Aim of the task =>
Look through the listing below for the line containing "Clone this diagram in TikZ.". Copy it and each line after it up to and including the line containing "(0,0) rectangle (960,327);", exactly, leaving out pictures.

Provided data =>
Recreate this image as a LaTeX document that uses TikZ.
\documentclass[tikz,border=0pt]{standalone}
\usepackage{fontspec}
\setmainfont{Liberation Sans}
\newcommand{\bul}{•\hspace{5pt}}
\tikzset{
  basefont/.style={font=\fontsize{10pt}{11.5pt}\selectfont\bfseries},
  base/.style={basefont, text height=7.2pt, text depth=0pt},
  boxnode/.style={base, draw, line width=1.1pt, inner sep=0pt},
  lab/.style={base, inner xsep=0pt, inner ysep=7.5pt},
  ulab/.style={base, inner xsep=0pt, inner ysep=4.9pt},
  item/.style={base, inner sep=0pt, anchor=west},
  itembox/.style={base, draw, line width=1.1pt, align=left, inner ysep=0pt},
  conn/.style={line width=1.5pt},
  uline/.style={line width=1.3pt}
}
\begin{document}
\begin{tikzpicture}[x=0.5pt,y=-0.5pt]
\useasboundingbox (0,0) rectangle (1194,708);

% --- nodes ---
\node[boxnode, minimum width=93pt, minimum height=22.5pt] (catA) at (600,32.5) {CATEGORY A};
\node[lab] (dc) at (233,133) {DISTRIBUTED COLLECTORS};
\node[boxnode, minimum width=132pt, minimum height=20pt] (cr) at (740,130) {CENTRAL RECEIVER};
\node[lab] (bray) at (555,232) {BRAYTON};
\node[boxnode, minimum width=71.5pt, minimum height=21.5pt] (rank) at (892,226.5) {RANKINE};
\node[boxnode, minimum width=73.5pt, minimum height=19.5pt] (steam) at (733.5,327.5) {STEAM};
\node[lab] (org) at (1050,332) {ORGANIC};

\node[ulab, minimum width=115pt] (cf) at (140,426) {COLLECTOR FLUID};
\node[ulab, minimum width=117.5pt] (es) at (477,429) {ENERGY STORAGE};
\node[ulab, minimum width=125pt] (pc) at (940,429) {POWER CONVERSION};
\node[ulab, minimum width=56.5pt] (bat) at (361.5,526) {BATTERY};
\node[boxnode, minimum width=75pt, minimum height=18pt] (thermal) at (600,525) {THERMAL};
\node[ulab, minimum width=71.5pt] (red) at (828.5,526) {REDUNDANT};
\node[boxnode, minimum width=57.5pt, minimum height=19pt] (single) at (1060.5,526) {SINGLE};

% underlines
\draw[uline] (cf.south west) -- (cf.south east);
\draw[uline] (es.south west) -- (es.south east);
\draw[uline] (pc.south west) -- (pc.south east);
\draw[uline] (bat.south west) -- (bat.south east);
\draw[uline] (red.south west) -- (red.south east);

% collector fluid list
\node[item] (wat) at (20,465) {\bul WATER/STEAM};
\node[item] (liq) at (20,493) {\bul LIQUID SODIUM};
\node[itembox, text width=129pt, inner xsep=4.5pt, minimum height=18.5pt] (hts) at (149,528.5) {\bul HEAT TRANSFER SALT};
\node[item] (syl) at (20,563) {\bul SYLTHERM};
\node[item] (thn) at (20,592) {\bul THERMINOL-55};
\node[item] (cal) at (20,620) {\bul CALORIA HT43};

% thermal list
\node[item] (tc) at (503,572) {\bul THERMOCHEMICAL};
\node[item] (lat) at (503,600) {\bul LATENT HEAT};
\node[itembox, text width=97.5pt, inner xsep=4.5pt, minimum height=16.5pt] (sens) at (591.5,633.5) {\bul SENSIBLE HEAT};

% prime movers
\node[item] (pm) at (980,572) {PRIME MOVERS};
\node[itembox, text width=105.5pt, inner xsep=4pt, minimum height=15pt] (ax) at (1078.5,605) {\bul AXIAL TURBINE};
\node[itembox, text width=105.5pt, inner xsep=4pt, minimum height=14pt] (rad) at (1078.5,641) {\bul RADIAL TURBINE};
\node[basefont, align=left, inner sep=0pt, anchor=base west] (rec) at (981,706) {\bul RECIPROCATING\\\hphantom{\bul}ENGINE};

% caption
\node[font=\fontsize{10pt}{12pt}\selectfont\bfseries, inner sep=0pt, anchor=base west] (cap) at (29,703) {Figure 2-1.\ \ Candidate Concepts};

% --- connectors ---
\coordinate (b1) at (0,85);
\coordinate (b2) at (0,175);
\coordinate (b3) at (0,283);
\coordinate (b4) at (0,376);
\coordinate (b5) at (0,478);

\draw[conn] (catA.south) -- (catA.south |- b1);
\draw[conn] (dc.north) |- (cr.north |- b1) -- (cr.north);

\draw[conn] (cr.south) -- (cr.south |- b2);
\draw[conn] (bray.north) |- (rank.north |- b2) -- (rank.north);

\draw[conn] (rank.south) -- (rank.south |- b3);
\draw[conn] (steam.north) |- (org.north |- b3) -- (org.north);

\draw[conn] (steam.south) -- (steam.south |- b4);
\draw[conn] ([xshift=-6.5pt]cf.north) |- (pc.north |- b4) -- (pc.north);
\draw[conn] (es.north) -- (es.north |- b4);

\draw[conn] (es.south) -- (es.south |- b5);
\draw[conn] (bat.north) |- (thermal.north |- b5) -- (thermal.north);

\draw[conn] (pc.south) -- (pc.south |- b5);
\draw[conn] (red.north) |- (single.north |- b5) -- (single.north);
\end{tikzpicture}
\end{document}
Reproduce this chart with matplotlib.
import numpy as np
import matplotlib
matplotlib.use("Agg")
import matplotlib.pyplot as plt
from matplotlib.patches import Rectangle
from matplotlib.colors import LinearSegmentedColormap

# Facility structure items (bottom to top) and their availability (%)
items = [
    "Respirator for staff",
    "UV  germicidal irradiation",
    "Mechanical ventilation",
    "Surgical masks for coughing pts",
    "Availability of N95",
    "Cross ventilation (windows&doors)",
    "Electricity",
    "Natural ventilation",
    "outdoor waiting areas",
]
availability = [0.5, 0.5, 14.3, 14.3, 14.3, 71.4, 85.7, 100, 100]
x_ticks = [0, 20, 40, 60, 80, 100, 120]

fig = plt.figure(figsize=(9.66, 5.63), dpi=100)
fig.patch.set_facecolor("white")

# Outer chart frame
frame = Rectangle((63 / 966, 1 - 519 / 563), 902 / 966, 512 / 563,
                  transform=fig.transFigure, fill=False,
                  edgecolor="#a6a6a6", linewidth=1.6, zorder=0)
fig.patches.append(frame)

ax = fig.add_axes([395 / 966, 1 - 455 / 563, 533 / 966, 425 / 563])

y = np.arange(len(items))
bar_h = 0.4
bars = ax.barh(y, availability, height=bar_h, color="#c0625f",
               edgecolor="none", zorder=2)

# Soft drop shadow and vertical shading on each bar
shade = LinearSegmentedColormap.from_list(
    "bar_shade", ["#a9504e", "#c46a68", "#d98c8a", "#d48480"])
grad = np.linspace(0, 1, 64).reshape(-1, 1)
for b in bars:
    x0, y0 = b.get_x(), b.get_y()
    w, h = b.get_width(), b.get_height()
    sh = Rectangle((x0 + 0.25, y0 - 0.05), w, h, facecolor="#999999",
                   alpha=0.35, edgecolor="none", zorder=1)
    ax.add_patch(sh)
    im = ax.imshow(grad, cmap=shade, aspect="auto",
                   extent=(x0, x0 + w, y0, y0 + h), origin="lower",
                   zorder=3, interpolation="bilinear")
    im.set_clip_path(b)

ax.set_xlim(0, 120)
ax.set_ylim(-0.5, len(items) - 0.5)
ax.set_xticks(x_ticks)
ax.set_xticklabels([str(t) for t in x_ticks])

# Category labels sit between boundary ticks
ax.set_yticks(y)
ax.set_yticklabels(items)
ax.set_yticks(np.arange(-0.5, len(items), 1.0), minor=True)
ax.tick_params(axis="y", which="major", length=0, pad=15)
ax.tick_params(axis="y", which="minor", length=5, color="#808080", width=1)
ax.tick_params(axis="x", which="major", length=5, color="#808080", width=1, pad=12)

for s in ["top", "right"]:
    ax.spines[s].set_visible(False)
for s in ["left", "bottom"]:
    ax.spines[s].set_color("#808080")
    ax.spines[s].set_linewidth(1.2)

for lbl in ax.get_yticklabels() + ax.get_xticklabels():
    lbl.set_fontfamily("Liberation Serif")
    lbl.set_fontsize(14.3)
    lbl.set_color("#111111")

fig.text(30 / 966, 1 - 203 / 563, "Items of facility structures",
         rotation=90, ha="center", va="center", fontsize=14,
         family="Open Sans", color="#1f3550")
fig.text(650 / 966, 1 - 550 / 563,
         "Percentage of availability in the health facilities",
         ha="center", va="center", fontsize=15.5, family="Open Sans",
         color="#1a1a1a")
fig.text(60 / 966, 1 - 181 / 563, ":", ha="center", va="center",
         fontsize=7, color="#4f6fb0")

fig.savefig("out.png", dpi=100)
--
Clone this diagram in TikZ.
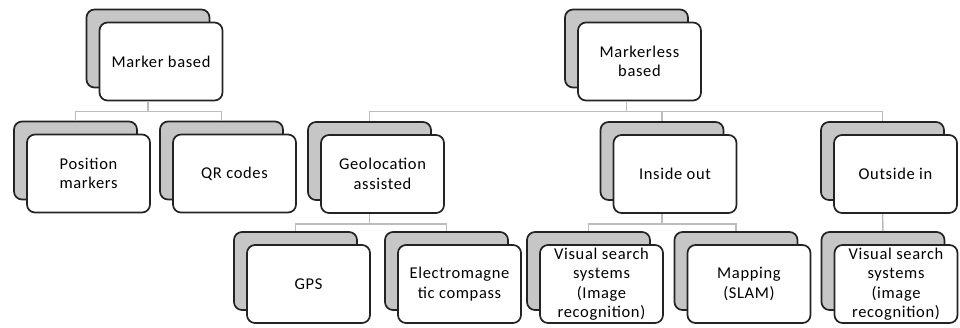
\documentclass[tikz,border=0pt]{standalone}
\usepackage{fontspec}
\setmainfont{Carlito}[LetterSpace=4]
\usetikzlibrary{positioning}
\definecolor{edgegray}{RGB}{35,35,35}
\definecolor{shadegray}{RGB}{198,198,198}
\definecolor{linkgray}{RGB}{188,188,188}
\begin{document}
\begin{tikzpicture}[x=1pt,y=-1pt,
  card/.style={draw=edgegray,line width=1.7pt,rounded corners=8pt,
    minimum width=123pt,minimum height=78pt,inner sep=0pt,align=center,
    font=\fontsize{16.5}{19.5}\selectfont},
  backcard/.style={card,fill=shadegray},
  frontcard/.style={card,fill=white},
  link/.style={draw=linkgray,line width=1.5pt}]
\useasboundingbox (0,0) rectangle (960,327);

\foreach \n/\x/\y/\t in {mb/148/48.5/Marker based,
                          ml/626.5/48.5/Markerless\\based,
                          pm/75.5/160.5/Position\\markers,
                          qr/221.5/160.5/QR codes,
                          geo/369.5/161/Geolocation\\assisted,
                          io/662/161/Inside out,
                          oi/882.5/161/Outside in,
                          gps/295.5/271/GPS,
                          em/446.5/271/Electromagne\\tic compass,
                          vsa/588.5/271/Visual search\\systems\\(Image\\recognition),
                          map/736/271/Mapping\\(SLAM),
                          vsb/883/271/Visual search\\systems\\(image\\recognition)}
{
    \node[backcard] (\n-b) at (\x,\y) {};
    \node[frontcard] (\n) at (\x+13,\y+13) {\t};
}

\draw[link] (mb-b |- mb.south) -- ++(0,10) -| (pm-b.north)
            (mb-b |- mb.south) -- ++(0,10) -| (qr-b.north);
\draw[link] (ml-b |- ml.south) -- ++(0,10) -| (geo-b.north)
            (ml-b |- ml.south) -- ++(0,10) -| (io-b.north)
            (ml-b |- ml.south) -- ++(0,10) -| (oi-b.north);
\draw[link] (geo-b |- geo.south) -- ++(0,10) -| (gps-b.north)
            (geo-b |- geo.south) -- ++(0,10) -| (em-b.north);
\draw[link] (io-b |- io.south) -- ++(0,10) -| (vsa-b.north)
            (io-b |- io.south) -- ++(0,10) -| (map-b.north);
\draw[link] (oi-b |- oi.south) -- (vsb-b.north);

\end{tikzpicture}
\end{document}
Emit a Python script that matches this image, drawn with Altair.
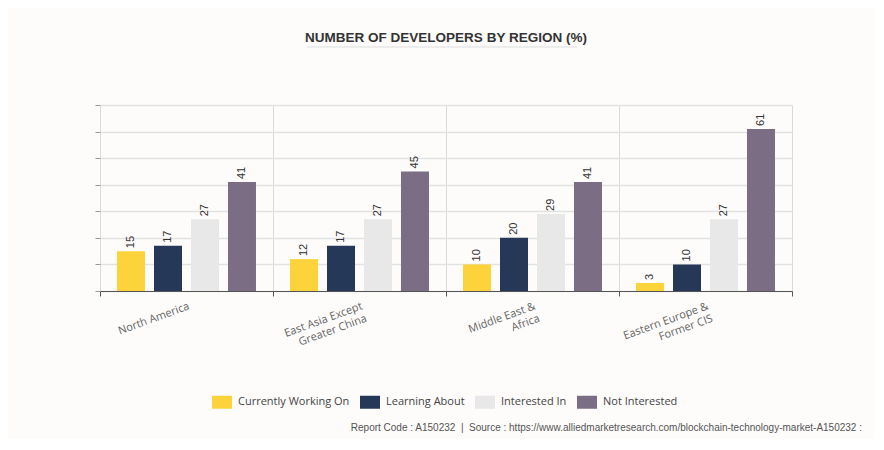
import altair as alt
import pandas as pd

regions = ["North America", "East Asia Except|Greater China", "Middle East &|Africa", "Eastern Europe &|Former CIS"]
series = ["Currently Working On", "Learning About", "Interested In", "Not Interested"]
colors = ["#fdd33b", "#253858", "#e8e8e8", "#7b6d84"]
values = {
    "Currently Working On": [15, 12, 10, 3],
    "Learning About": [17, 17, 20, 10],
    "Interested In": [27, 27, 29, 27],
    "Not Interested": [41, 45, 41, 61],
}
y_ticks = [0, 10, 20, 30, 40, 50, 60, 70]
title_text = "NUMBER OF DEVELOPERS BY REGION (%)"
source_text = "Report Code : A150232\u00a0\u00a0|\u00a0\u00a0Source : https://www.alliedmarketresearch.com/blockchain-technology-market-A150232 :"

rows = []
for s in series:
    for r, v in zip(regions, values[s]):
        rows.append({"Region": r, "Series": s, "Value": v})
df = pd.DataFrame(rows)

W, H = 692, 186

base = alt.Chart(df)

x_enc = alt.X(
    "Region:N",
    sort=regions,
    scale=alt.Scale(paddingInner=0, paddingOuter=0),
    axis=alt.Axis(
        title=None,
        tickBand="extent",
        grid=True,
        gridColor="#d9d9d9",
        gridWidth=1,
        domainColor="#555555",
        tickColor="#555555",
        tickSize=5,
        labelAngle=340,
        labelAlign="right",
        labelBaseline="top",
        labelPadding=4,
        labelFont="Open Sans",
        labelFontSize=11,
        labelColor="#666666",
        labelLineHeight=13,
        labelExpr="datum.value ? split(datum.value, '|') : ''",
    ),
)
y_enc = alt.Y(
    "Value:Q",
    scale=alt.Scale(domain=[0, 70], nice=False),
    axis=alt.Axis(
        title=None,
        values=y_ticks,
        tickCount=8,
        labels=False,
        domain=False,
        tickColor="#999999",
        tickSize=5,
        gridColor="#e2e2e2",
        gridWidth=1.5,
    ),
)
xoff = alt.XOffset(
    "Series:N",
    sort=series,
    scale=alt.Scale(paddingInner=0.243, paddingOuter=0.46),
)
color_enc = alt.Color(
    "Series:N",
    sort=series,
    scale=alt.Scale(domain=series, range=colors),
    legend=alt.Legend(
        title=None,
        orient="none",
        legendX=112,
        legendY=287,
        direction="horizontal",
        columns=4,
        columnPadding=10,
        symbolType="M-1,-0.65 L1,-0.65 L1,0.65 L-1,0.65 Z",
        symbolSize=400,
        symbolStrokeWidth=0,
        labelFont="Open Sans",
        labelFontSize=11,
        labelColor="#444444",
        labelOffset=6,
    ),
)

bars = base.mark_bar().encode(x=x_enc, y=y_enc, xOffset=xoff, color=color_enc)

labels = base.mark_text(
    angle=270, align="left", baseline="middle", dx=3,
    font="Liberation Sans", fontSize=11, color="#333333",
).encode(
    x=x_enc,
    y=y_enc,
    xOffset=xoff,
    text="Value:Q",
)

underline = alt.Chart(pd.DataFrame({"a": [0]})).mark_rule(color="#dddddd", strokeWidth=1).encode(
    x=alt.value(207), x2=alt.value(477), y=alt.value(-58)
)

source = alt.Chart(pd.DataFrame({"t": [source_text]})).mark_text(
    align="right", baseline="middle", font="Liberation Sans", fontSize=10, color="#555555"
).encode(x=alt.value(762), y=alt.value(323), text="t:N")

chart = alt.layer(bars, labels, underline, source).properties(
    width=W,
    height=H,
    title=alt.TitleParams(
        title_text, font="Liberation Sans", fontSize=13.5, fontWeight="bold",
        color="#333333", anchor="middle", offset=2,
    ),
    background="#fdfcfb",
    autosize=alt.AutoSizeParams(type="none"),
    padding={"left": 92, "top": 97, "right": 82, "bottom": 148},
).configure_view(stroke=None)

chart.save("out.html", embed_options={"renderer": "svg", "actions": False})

Solved exercise =>
Clone this diagram in TikZ.
\documentclass[tikz,border=0pt]{standalone}
\usepackage{fontspec}
\setmainfont{Carlito}[LetterSpace=4]
\usetikzlibrary{positioning}
\definecolor{edgegray}{RGB}{35,35,35}
\definecolor{shadegray}{RGB}{198,198,198}
\definecolor{linkgray}{RGB}{188,188,188}
\begin{document}
\begin{tikzpicture}[x=1pt,y=-1pt,
  card/.style={draw=edgegray,line width=1.7pt,rounded corners=8pt,
    minimum width=123pt,minimum height=78pt,inner sep=0pt,align=center,
    font=\fontsize{16.5}{19.5}\selectfont},
  backcard/.style={card,fill=shadegray},
  frontcard/.style={card,fill=white},
  link/.style={draw=linkgray,line width=1.5pt}]
\useasboundingbox (0,0) rectangle (960,327);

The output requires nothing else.